Set in a Northern Ireland on the cusp of a peace agreement between Great Britain and the IRA/Sinn Fein, The Boxer follows Day-Lewis' Danny Flynn, a once-promising young boxer who's been released from prison after 14 years. His prison sentence came in part for covering for IRA accomplices, but the IRA has no time for him -- disgusted with his own complicity, he refused to socialize with them while in jail. He's back now, trying to avoid sectarian politics while he re-opens the boxing gym he himself trained at. Of course, things are going to go awry. As he's still in love with the daughter of the local IRA chief, she herself married to a jailed IRA man, his personal life may go a bit wonky.
The acting is strong throughout. Day-Lewis seems pitch perfect as always, making Flynn a man who's learned to control his anger without ever eradicating it. Emily Watson is almost literally luminous as his now-married former lover. We get just enough background on the politics to see the problems with both sides, and the frustration of those who would like to have no part of either. Belfast plays Belfast in the second-unit photography, while Dublin stands in for parts of Belfast when the actors are in the frame. The whole presents a city run down and defaced in a way that almost makes it look like Day-Lewis and Watson are appearing in another adaptation of 1984. Recommended.

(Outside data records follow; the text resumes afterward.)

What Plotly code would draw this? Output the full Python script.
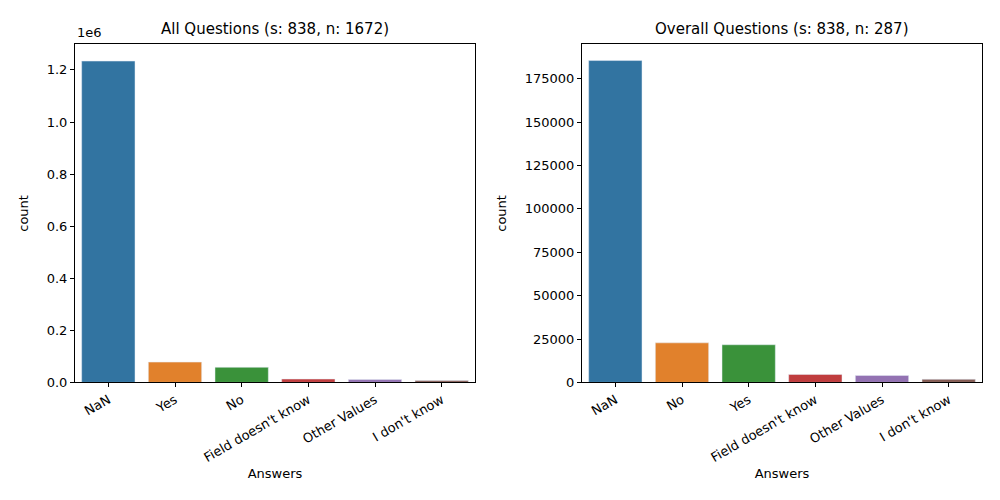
import plotly.graph_objects as go

colors = ["#3274a1", "#e1812c", "#3a923a", "#c03d3e", "#9372b2", "#845b53"]

left_answers = ["NaN", "Yes", "No", "Field doesn't know", "Other Values", "I don't know"]
left_counts = [1234000, 78000, 58000, 13000, 11000, 7000]

right_answers = ["NaN", "No", "Yes", "Field doesn't know", "Other Values", "I don't know"]
right_counts = [185500, 22800, 21700, 4600, 4000, 1800]

left_ticks = [0, 200000, 400000, 600000, 800000, 1000000, 1200000]
left_ticktext = ["0.0", "0.2", "0.4", "0.6", "0.8", "1.0", "1.2"]
right_ticks = [0, 25000, 50000, 75000, 100000, 125000, 150000, 175000]

fig = go.Figure()
fig.add_trace(go.Bar(x=left_answers, y=left_counts, marker_color=colors, width=0.8,
                     xaxis="x", yaxis="y", showlegend=False))
fig.add_trace(go.Bar(x=right_answers, y=right_counts, marker_color=colors, width=0.8,
                     xaxis="x2", yaxis="y2", showlegend=False))

ax = dict(showline=True, mirror=True, linecolor="black", linewidth=1, showgrid=False,
          ticks="outside", ticklen=4, tickcolor="black", zeroline=False,
          tickfont=dict(size=13, color="black"))
fig.update_layout(
    width=1000, height=500, margin=dict(l=0, r=0, t=0, b=0),
    plot_bgcolor="white", paper_bgcolor="white",
    font=dict(family="DejaVu Sans", color="black"),
    xaxis=dict(ax, domain=[0.067, 0.467], anchor="y", tickangle=-30, range=[-0.5, 5.5],
               title=dict(text="Answers", font=dict(size=13), standoff=4)),
    yaxis=dict(ax, domain=[0.239, 0.926], anchor="x", range=[0, 1298000],
               tickvals=left_ticks, ticktext=left_ticktext,
               title=dict(text="count", font=dict(size=13))),
    xaxis2=dict(ax, domain=[0.574, 0.974], anchor="y2", tickangle=-30, range=[-0.5, 5.5],
                title=dict(text="Answers", font=dict(size=13), standoff=4)),
    yaxis2=dict(ax, domain=[0.239, 0.926], anchor="x2", range=[0, 194800],
                tickvals=right_ticks, ticktext=[str(t) for t in right_ticks],
                title=dict(text="count", font=dict(size=13))),
    annotations=[
        dict(text="All Questions (s: 838, n: 1672)", x=0.267, y=0.935, xref="paper", yref="paper",
             xanchor="center", yanchor="bottom", showarrow=False, font=dict(size=15)),
        dict(text="Overall Questions (s: 838, n: 287)", x=0.774, y=0.935, xref="paper", yref="paper",
             xanchor="center", yanchor="bottom", showarrow=False, font=dict(size=15)),
        dict(text="1e6", x=0.067, y=0.93, xref="paper", yref="paper",
             xanchor="left", yanchor="bottom", showarrow=False, font=dict(size=13)),
    ],
)
fig.write_html("out.html")
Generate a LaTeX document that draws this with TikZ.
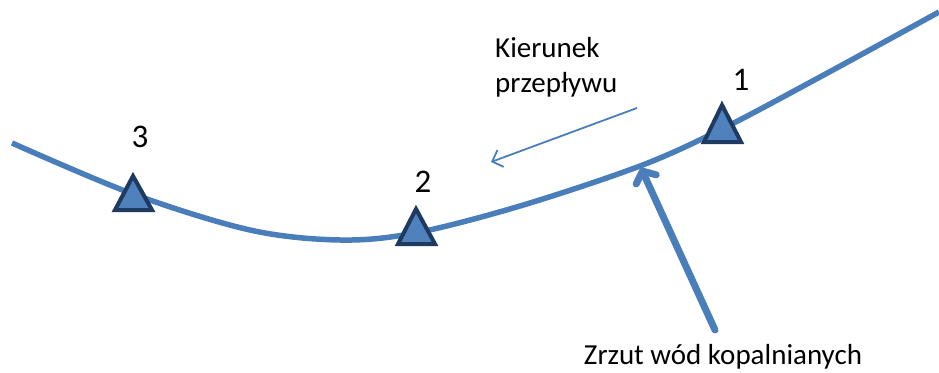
\documentclass[tikz,border=0pt]{standalone}
\usepackage{fontspec}
\setmainfont{Carlito}
\usetikzlibrary{arrows.meta}
\definecolor{lineblue}{HTML}{4A7EBB}
\definecolor{trifill}{HTML}{4F81BD}
\definecolor{tridraw}{HTML}{1F3A60}
\tikzset{
  river/.style={lineblue, line width=5.5pt},
  station/.style={fill=trifill, draw=tridraw, line width=4pt, line join=miter},
  lbl/.style={font=\fontsize{29}{35}\selectfont, inner sep=0pt},
  numlbl/.style={font=\fontsize{33}{38}\selectfont, inner sep=0pt},
  flowarrow/.style={lineblue, line width=1.8pt, -{Straight Barb[length=9pt,width=18pt]}},
  inflow/.style={lineblue, line width=7pt, line cap=round, -{Straight Barb[length=9pt,width=22pt,round]}}
}
\begin{document}
\begin{tikzpicture}[x=1pt,y=-1pt]
\useasboundingbox (0,0) rectangle (939,372);
\draw[river] plot[smooth, tension=0.55] coordinates {(12,143) (133,194) (250,230) (340,240) (415,233) (520,206) (640,166) (720,130) (820,77) (939,12)};
% stations
\draw[station] (133,176) -- (152,210) -- (115,210) -- cycle;
\coordinate (s3) at (133,193);
\draw[station] (416,209) -- (435,244) -- (398,244) -- cycle;
\coordinate (s2) at (416,226);
\draw[station] (722,105) -- (741,142) -- (704,142) -- cycle;
\coordinate (s1) at (722,124);
\node[numlbl] (n3) at (140,137) {3};
\node[numlbl] (n2) at (423,182) {2};
\node[numlbl] (n1) at (741,80) {1};
% flow direction
\node[lbl, align=left, anchor=north west] (flow) at (495,37) {Kierunek\\przepływu};
\coordinate (fa) at (637,108);
\coordinate (fb) at (491,162);
\draw[flowarrow] (fa) -- (fb);
% inflow
\node[lbl, anchor=base] (zrzut) at (723,364) {Zrzut wód kopalnianych};
\coordinate (ia) at (715,330);
\coordinate (ib) at (641,168);
\draw[inflow] (ia) -- (ib);
\end{tikzpicture}
\end{document}
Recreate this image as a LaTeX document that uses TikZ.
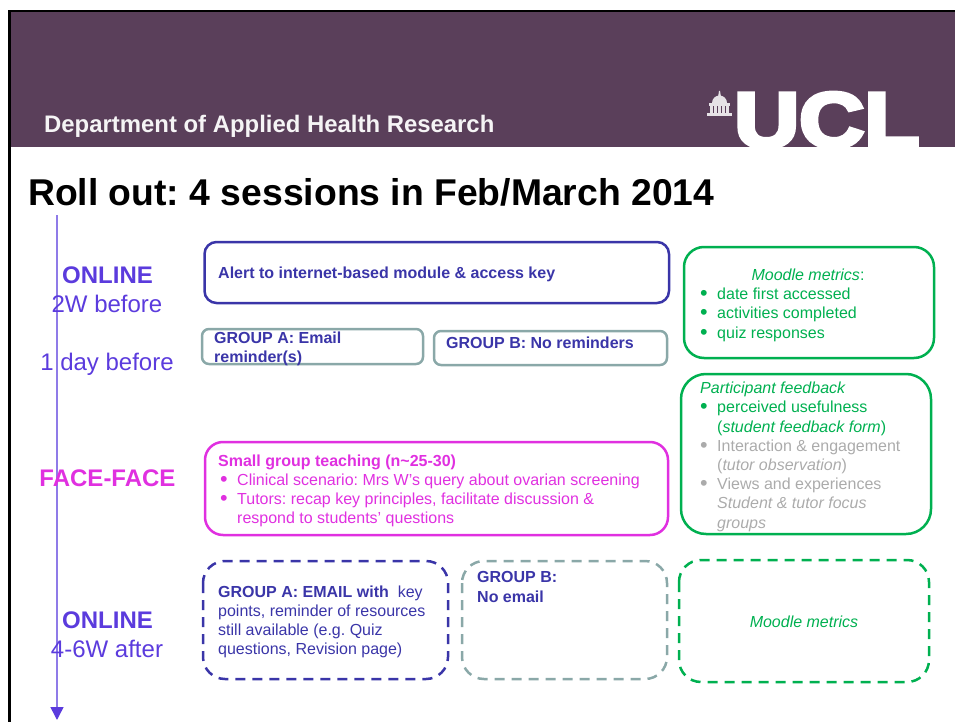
\documentclass[tikz,border=0pt]{standalone}
\usepackage{fontspec}
\setmainfont{Liberation Sans}
\newfontfamily\uclfont[UprightFont=* Bold,FakeBold=5]{Liberation Sans}
\usetikzlibrary{arrows.meta}
\definecolor{band}{HTML}{5A3F5A}
\definecolor{axis}{HTML}{8F7BE8}
\definecolor{timec}{HTML}{5B3BDD}
\definecolor{navy}{HTML}{3A35A8}
\definecolor{teal}{HTML}{8AA8A8}
\definecolor{mag}{HTML}{E030E0}
\definecolor{grn}{HTML}{00B050}
\definecolor{greytx}{HTML}{ABABAB}
\newcommand{\fs}[1]{\fontsize{#1}{#1}\selectfont}
\newcommand{\bul}[1]{\makebox[#1][l]{\raisebox{-1.8pt}{\scalebox{1.35}{\textbullet}}}}
\frenchspacing
\tikzset{
  x=1pt,y=-1pt,
  panel/.style={draw,line width=2.5pt,rounded corners=#1},
  dashpanel/.style={panel=#1,dash pattern=on 10pt off 7pt},
  txt/.style={inner sep=0pt,anchor=base west,align=left},
  timelbl/.style={inner sep=0pt,anchor=base,text=timec,font=\fs{24}},
  body/.style={font=\fs{16}},
  bodyb/.style={font=\bfseries\fs{16}},
  bodyi/.style={font=\itshape\fs{16}},
}
\begin{document}
\begin{tikzpicture}
\useasboundingbox (0,0) rectangle (955,722);
% header
\fill[band] (9,11) rectangle (955,147);
\draw[black,line width=2.5pt] (955,11) -- (9.5,11) -- (9.5,722);
\begin{scope}
\clip (735,80) rectangle (955,147);
\node[inner sep=0pt,anchor=base west,text=white,font=\uclfont\fs{78}] (ucl) at (734,147) {\scalebox{1.155}[1]{UCL}};
\end{scope}
% dome
\fill[white!85!band] (707,113) rectangle (732,116);
\foreach \cx in {710,714,718,722,726}
  \fill[white!85!band] (\cx,106) rectangle ++(2.5,7);
\fill[white!85!band] (709,103) rectangle (730,106);
\fill[white!85!band] (712,103) arc[start angle=180,end angle=0,radius=7.5pt] -- cycle;
\fill[white!85!band] (718,97) -- (721,97) -- (720,91) -- (719,91) -- cycle;
\node[txt,text=white!94!band,font=\bfseries\fs{23.9}] (dept) at (44,133) {Department of Applied Health Research};
\node[txt,font=\bfseries\fs{37.3}] (title) at (28,205) {Roll out: 4 sessions in Feb/March 2014};
% time axis
\coordinate (axtop) at (57,215);
\coordinate (axbot) at (57,720);
\draw[axis,line width=1.5pt,-{Triangle[length=13pt,width=13pt,color=timec]}] (axtop) -- (axbot);
% time labels
\node[timelbl,font=\bfseries\fs{24}] (on1) at (107.5,283) {ONLINE};
\node[timelbl] (w2) at (107,312) {2W before};
\node[timelbl] (d1) at (107,370) {1 day before};
\node[timelbl,text=mag,font=\bfseries\fs{24}] (ff) at (107.5,486) {FACE-FACE};
\node[timelbl,font=\bfseries\fs{24}] (on2) at (107.5,628) {ONLINE};
\node[timelbl] (w4) at (107,657) {4-6W after};
% boxes
\draw[navy,panel=12pt] (204.5,242) rectangle (669,303);
\draw[teal,panel=7pt] (202,329) rectangle (423,364);
\draw[teal,panel=7pt] (434,331) rectangle (667,365);
\draw[mag,panel=18pt] (205,442) rectangle (668,535);
\draw[grn,panel=20pt] (684,247) rectangle (934,358);
\draw[grn,panel=25pt] (681,374) rectangle (931,534);
\draw[navy,dashpanel=22pt] (203,561) rectangle (448,679);
\draw[teal,dashpanel=22pt] (462,561) rectangle (667,679);
\draw[grn,dashpanel=22pt] (679,560) rectangle (929,682);
% box texts
\node[txt,text=navy,bodyb] (alert) at (218,278) {Alert to internet-based module \& access key};
\node[txt,text=navy,bodyb] (ga1) at (214,343) {GROUP A: Email};
\node[txt,text=navy,bodyb] (ga2) at (214,362) {reminder(s)};
\node[txt,text=navy,bodyb] (gb) at (446,348) {GROUP B: No reminders};
\node[txt,text=mag,bodyb] (sg0) at (218,466) {Small group teaching (n\textasciitilde 25-30)};
\node[txt,text=mag,body] (sg1) at (220,485) {\bul{17pt}Clinical scenario: Mrs W’s query about ovarian screening};
\node[txt,text=mag,body] (sg2) at (220,504) {\bul{17pt}Tutors: recap key principles, facilitate discussion \&};
\node[txt,text=mag,body] (sg3) at (237,523) {respond to students’ questions};
\node[inner sep=0pt,anchor=base,text=grn,bodyi] (mm) at (808,280) {Moodle metrics\upshape:};
\node[txt,text=grn,body] (mm1) at (700,299) {\bul{17pt}date first accessed};
\node[txt,text=grn,body] (mm2) at (700,318) {\bul{17pt}activities completed};
\node[txt,text=grn,body] (mm3) at (700,338) {\bul{17pt}quiz responses};
\node[txt,text=grn,bodyi] (pf) at (700,393) {Participant feedback};
\node[txt,text=grn,body] (pf1) at (700,412) {\bul{17pt}perceived usefulness};
\node[txt,text=grn,body] (pf2) at (717,432) {(\textit{student feedback form})};
\node[txt,text=greytx,body] (pf3) at (700,451) {\bul{17pt}Interaction \& engagement};
\node[txt,text=greytx,body] (pf4) at (717,470) {(\textit{tutor observation})};
\node[txt,text=greytx,body] (pf5) at (700,489) {\bul{17pt}Views and experiences};
\node[txt,text=greytx,bodyi] (pf6) at (717,508) {Student \& tutor focus};
\node[txt,text=greytx,bodyi] (pf7) at (717,528) {groups};
\node[txt,text=navy,body] (ea1) at (218,597) {\textbf{GROUP A: EMAIL with}\ \ key};
\node[txt,text=navy,body] (ea2) at (218,616) {points, reminder of resources};
\node[txt,text=navy,body] (ea3) at (218,635) {still available (e.g. Quiz};
\node[txt,text=navy,body] (ea4) at (218,654) {questions, Revision page)};
\node[txt,text=navy,bodyb] (eb1) at (477,582) {GROUP B:};
\node[txt,text=navy,bodyb] (eb2) at (477,602) {No email};
\node[inner sep=0pt,anchor=base,text=grn,bodyi] (mm4) at (804,627) {Moodle metrics};
\end{tikzpicture}
\end{document}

Coneheads: written by Tom Davis, Dan Aykroyd, Bonnie Turner, and Terry Turner; directed by Steve Barron; starring Dan Aykroyd (Beldar Conehead), Jane Curtin (Prymatt Conehead), Phil Hartman (Marlax), David Spade (Eli Turnbull), Michael McKean (Gorman Seedling), Michelle Burke (Connie Conehead), and Chris Farley (Ronnie) (1993): I really like Coneheads. Many do not. But I think it's one of the five best movies based on characters who first appeared on Saturday Night Live. The script and performances are funny, the cameos are almost ridiculously abundant, and even the product placements (there are a lot of them) are weirdly funny at times. I mean, I'm not sure anyone would go to Subway based on the way its sandwiches are eaten here. Even the science-fiction elements are intermittently more well-thought-out than those one would find in a dramatic science-fiction film. the film even uses David Spade perfectly. Recommended.